The PXEservers are booted using a specially crated hwaddr for eth0 in order to use the right apkovl. All the serices sonfiguration is done "manualy" in some /etc/local.d/scripts.start so to have eth0 IP address available. DHCPd is not started by default. It will only be activated on explicit consul leader election event. A local repo is also passed to have all needed package files at hand.
Our cluster will have a bootstrap redundancy level equal to the the consul redundancy level. As for our CEPH cluster, we will use N=3 as wanted redundancy level.
The storage
"Regular" SAN
If a machine is booted with 2 /dev/sd?, those are assembled as raid1 array and the resulting /dev/md0 is passed as /dev/vda to some KVM-SAN. 

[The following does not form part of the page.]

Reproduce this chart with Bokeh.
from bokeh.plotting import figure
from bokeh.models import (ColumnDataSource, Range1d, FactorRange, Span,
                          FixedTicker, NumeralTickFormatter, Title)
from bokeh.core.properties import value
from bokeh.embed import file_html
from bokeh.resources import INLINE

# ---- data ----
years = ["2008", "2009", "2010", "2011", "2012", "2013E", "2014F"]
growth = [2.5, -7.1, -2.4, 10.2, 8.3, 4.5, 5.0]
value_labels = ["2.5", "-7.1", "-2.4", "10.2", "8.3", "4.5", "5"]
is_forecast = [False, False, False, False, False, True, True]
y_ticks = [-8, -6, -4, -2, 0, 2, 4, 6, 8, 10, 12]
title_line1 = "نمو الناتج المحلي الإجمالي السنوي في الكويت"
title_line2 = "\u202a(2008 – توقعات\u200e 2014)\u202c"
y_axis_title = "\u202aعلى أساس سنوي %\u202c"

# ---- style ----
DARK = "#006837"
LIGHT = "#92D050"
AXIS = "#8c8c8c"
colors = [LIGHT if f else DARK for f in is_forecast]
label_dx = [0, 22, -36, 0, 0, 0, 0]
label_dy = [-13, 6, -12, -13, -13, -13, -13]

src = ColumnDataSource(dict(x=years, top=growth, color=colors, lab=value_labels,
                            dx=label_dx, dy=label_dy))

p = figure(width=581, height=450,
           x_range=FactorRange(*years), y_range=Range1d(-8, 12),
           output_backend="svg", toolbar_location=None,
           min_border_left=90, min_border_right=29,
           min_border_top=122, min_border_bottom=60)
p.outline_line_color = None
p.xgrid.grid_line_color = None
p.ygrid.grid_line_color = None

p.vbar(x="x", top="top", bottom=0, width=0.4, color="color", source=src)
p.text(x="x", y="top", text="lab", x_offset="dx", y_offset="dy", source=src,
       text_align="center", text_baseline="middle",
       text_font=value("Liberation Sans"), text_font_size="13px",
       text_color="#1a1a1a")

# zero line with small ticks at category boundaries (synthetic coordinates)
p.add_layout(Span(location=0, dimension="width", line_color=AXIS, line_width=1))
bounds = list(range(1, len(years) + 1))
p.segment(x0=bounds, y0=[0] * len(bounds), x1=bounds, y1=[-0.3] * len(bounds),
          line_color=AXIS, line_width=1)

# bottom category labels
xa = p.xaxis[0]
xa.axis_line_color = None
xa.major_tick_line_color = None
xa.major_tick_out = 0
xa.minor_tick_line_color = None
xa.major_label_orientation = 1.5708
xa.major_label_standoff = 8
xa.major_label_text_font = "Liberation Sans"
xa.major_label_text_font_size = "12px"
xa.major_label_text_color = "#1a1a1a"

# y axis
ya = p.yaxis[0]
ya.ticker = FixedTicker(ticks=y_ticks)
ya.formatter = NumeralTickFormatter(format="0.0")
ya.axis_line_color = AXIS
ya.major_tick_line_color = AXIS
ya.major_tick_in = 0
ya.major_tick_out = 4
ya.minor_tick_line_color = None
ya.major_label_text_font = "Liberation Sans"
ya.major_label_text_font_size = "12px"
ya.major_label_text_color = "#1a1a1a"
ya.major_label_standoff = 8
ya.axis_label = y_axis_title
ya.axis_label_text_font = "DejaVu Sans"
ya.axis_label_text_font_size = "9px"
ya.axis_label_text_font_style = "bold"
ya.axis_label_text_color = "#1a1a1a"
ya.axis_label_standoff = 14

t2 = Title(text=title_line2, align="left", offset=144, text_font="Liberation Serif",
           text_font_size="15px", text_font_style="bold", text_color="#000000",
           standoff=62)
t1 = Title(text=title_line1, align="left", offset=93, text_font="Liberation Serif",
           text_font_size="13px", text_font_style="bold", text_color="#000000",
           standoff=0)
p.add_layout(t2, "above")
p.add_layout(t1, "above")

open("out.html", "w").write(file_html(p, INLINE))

Inside KVM-SAN, we run LVM2 and nbd-server to publish the LVs. 
The first LV is the repo to install other machines.
The SAN service is registered in consul. As all published LV.

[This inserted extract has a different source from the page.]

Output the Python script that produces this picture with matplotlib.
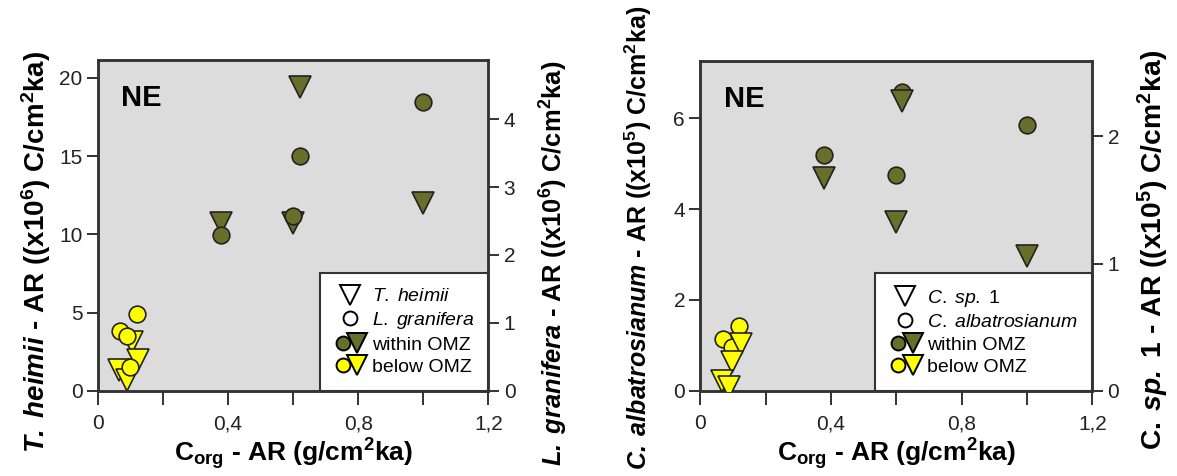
import matplotlib
matplotlib.use("Agg")
import matplotlib.pyplot as plt
from matplotlib.lines import Line2D
from matplotlib.legend_handler import HandlerTuple

plt.rcParams["font.family"] = ["Liberation Sans", "DejaVu Sans"]
plt.rcParams["mathtext.fontset"] = "custom"
plt.rcParams["mathtext.rm"] = "Liberation Sans"
plt.rcParams["mathtext.it"] = "Liberation Sans:italic"
plt.rcParams["mathtext.bf"] = "Liberation Sans:bold"
plt.rcParams["mathtext.bfit"] = "Liberation Sans:bold:italic"

OLIVE, YELLOW, EDGE, BG = "#66702a", "#ffff00", "#222222", "#dcdcdc"

# ---- left panel: T. heimii (triangles, left axis), L. granifera (circles, right axis)
th_in_x = [0.38, 0.60, 0.62, 1.00]
th_in_y = [10.7, 10.7, 19.4, 12.0]
lg_in_x = [0.38, 0.60, 0.62, 1.00]
lg_in_y = [2.30, 2.57, 3.45, 4.25]
th_bl_x = [0.104, 0.124, 0.066, 0.089]
th_bl_y = [3.1, 2.0, 1.3, 0.7]
lg_bl_x = [0.12, 0.069, 0.089, 0.099]
lg_bl_y = [1.13, 0.88, 0.80, 0.35]

# ---- right panel: C. albatrosianum (circles, left axis), C. sp. 1 (triangles, right axis)
ca_in_x = [0.38, 0.60, 0.617, 1.00]
ca_in_y = [5.18, 4.74, 6.57, 5.84]
cs_in_x = [0.38, 0.60, 0.617, 1.00]
cs_in_y = [1.67, 1.33, 2.28, 1.06]
ca_bl_x = [0.117, 0.069, 0.097]
ca_bl_y = [1.43, 1.15, 0.97]
cs_bl_x = [0.125, 0.097, 0.067, 0.089]
cs_bl_y = [0.37, 0.23, 0.08, 0.03]

x_ticks = [0, 0.2, 0.4, 0.6, 0.8, 1.0, 1.2]
x_labels = ["0", "", "0,4", "", "0,8", "", "1,2"]

TRI_MS, CIR_MS = 16, 12
TICK_FS, XLAB_FS, YLAB_FS = 15, 19, 19.5
W, H = 1177, 476


def style(ax, side):
    ax.tick_params(axis="y", which="both", direction="out", length=8, width=1.3,
                   labelsize=TICK_FS, colors="#222222", left=(side == "left"),
                   right=(side == "right"), labelleft=(side == "left"),
                   labelright=(side == "right"), pad=3)
    for s in ax.spines.values():
        s.set_linewidth(1.8)
        s.set_color("#333333")


def panel(rect, tri_x, tri_y, cir_x, cir_y, tri_bx, tri_by, cir_bx, cir_by,
          tri_left, lims, ticks, labels, names, pads):
    ax = fig.add_axes(rect)
    ax.set_facecolor(BG)
    ax2 = ax.twinx()
    tri_ax, cir_ax = (ax, ax2) if tri_left else (ax2, ax)
    kw_t = dict(marker="v", ms=TRI_MS, mec=EDGE, mew=1.2, ls="none")
    kw_c = dict(marker="o", ms=CIR_MS, mec=EDGE, mew=1.2, ls="none")
    tri_ax.plot(tri_x, tri_y, mfc=OLIVE, **kw_t, zorder=3)
    cir_ax.plot(cir_x, cir_y, mfc=OLIVE, **kw_c, zorder=4)
    tri_ax.plot(tri_bx, tri_by, mfc=YELLOW, **kw_t, zorder=3)
    cir_ax.plot(cir_bx, cir_by, mfc=YELLOW, **kw_c, zorder=4)

    ax.set_xlim(0, 1.2)
    ax.set_xticks(x_ticks)
    ax.set_xticklabels(x_labels)
    ax.tick_params(axis="x", direction="out", length=10, width=1.3,
                   labelsize=TICK_FS, pad=7, colors="#222222")
    ax.set_ylim(0, lims[0])
    ax2.set_ylim(0, lims[1])
    ax.set_yticks(ticks[0])
    ax2.set_yticks(ticks[1])
    style(ax, "left")
    style(ax2, "right")
    ax.set_xlabel(r"C$_{\mathbf{org}}$ - AR (g/cm$^{\mathbf{2}}$ka)", fontsize=XLAB_FS,
                  fontweight="bold", labelpad=2)
    ax.set_ylabel(labels[0], fontsize=YLAB_FS, fontweight="bold", labelpad=pads[0])
    ax2.set_ylabel(labels[1], fontsize=YLAB_FS, fontweight="bold", labelpad=pads[1],
                   rotation=90)
    ax.text(0.06, 0.885, "NE", transform=ax.transAxes, fontsize=21,
            fontweight="bold", va="center", zorder=6)

    # legend
    small_t = dict(marker="v", ms=14, mec="black", mew=1.4, ls="none")
    small_c = dict(marker="o", ms=10, mec="black", mew=1.4, ls="none")
    h = [
        Line2D([], [], mfc="white", **small_t),
        Line2D([], [], mfc="white", **small_c),
        (Line2D([], [], mfc=OLIVE, **small_c), Line2D([], [], mfc=OLIVE, **small_t)),
        (Line2D([], [], mfc=YELLOW, **small_c), Line2D([], [], mfc=YELLOW, **small_t)),
    ]
    lab = [names[0], names[1], "within OMZ", "below OMZ"]
    leg = ax2.legend(h, lab, loc="lower right", bbox_to_anchor=(1, 0),
                     borderaxespad=0, fancybox=False, framealpha=1,
                     edgecolor="#333333", fontsize=14, handlelength=1.6,
                     handletextpad=0.3, labelspacing=0.25, borderpad=0.75,
                     handler_map={tuple: HandlerTuple(ndivide=None, pad=-0.1)})
    leg.get_frame().set_linewidth(1.5)
    leg.set_zorder(10)
    return ax, ax2


fig = plt.figure(figsize=(W / 100, H / 100), dpi=100)

axL, axL2 = panel([0.083, 0.179, 0.332, 0.695], th_in_x, th_in_y, lg_in_x, lg_in_y,
                  th_bl_x, th_bl_y, lg_bl_x, lg_bl_y, True, (21.15, 4.87),
                  ([0, 5, 10, 15, 20], [0, 1, 2, 3, 4]),
                  (r"$\mathbfit{T.\;heimii}$ - AR ((x10$^{\mathbf{6}}$) C/cm$^{\mathbf{2}}$ka)",
                   r"$\mathbfit{L.\;granifera}$ - AR ((x10$^{\mathbf{6}}$) C/cm$^{\mathbf{2}}$ka)"),
                  (r"$\mathit{T.\;heimii}$", r"$\mathit{L.\;granifera}$"), (4, 16))

axR, axR2 = panel([0.595, 0.179, 0.333, 0.692], cs_in_x, cs_in_y, ca_in_x, ca_in_y,
                  cs_bl_x, cs_bl_y, ca_bl_x, ca_bl_y, False, (7.25, 2.59),
                  ([0, 2, 4, 6], [0, 1, 2]),
                  (r"$\mathbfit{C.\;albatrosianum}$ - AR ((x10$^{\mathbf{5}}$) C/cm$^{\mathbf{2}}$ka)",
                   r"$\mathbf{C.}\;\mathbfit{sp.}$ 1 - AR ((x10$^{\mathbf{5}}$) C/cm$^{\mathbf{2}}$ka)"),
                  (r"$\mathit{C.\;sp.}$ 1", r"$\mathit{C.\;albatrosianum}$"), (14, 12))

# fit each y label to the vertical span it covers in the original (px from top)
spans = [(axL, 50, 453), (axL2, 60, 466), (axR, 6, 470), (axR2, 50, 450)]
for _ in range(2):
    fig.canvas.draw()
    for ax, top, bot in spans:
        lab = ax.yaxis.label
        ext = lab.get_window_extent()
        lab.set_fontsize(lab.get_fontsize() * (bot - top) / ext.height)
        bb = ax.get_window_extent()
        yc = H - (top + bot) / 2
        lab.set_y((yc - bb.y0) / bb.height)

fig.savefig("out.png", dpi=100, facecolor="white")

Usually, NBD are to be mounted as /var in specific KVM. The KVM uid (hwaddre of eth0) will be used to identify related components (aka NBD).
It will be possible to ask consul for the SAN hosting specific KVM NBD.
NAS
a KVM mount locally some LV NBD and export their contents with NFS.
CEPH cluster
This is still in alpha stage.
With remaining hdd on the storage boxes, we are in the process of deploying a CEPH cluster.

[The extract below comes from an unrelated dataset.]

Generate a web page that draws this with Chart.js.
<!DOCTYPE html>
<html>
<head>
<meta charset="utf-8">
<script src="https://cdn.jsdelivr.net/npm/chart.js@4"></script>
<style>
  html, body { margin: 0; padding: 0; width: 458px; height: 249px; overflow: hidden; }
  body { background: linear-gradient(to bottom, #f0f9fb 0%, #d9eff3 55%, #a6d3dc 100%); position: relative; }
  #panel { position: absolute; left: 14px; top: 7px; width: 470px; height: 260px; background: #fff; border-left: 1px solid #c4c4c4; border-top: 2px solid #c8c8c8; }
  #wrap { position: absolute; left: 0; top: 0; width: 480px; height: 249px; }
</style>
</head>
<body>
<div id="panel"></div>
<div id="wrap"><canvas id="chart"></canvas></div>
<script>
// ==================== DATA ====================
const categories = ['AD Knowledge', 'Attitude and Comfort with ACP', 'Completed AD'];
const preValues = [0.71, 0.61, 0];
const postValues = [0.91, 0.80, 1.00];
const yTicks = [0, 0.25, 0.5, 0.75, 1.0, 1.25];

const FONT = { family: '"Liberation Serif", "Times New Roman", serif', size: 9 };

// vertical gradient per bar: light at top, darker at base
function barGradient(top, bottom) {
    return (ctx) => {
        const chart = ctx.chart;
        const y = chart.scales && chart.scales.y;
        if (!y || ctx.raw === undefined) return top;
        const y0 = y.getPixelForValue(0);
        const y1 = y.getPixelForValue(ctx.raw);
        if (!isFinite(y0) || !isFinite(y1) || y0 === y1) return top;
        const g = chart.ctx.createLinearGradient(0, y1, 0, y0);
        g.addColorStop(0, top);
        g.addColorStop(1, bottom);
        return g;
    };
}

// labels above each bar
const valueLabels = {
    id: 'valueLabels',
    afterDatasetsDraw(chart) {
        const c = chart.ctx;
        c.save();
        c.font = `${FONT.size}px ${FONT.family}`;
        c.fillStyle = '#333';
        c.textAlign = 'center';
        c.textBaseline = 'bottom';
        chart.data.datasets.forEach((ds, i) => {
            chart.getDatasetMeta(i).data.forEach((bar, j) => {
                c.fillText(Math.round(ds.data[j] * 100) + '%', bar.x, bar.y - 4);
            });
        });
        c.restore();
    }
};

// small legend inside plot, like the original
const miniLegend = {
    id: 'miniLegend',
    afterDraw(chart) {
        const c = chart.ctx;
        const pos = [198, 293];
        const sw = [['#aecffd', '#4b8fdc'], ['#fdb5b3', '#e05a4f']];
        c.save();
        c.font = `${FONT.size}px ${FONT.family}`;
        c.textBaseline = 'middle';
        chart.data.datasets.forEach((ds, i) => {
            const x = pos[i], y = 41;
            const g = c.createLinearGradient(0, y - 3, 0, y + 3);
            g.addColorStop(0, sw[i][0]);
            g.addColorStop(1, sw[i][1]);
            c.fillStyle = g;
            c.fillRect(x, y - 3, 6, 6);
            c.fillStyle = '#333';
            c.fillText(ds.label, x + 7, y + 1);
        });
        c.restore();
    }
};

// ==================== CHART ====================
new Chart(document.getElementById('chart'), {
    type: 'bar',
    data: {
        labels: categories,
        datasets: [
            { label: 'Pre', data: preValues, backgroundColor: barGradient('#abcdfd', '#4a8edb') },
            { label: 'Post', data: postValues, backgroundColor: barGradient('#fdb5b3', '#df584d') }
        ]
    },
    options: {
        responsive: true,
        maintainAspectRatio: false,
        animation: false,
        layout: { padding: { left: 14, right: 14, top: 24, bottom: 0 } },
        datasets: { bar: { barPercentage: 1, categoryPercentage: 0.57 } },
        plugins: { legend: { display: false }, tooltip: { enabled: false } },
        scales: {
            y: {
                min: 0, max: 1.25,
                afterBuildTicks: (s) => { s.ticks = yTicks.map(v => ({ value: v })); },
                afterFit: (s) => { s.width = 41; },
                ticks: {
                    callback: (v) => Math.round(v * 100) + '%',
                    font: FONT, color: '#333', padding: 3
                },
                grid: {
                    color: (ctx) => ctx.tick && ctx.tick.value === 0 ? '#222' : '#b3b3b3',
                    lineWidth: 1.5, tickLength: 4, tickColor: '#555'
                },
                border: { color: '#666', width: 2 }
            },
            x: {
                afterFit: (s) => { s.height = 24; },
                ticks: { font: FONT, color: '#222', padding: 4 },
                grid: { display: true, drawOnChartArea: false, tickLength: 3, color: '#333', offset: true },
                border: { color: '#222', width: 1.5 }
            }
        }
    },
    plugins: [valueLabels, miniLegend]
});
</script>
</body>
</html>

Fot this purpose we start the CEPH components (MON, OSD) with "qemu -file nbd:KVM-storage:port -file /dev/sdX -file /dev/sdY". 
Those are also debian based as RBD is not available in AL.
The cluster is used as a backend with the KVM-storage acting as proxies between RBD and NBD. 
We plan to replace our SANs with CEPH only later on when AL will integrate RBD into stable version for the kernel and for qemu.
The services
The PXEserver offers DHCPd to bootstrap all the installs.
The different KVMs described here under are running on the services boxes, which one is not relevant as they are to move around whenever need arise for maintenance, for load balancing, whatever...
Those KVM are running AL.
First they are several KVM-infra (for redundance) running LXC for dns resolver/caches, squid, web front-end, openLDAP, ...
Second they are several KVM-services running LXC for ... services ;) Like lighttpd, php-fpm, postfix, dovecot, mariaDB, etc. 
Those may share data to serve trough the use of the NASs (for instance to have redundant web servers).
Most of the LXC are AL based but some are debian based when we where not able to use AL. 
For instance, our LXC-sFTP servers are debian based to be able to properly use pam-ldap with sshd and with pam_mkhomedir, our internal LXC-redmine is also debian based and so on...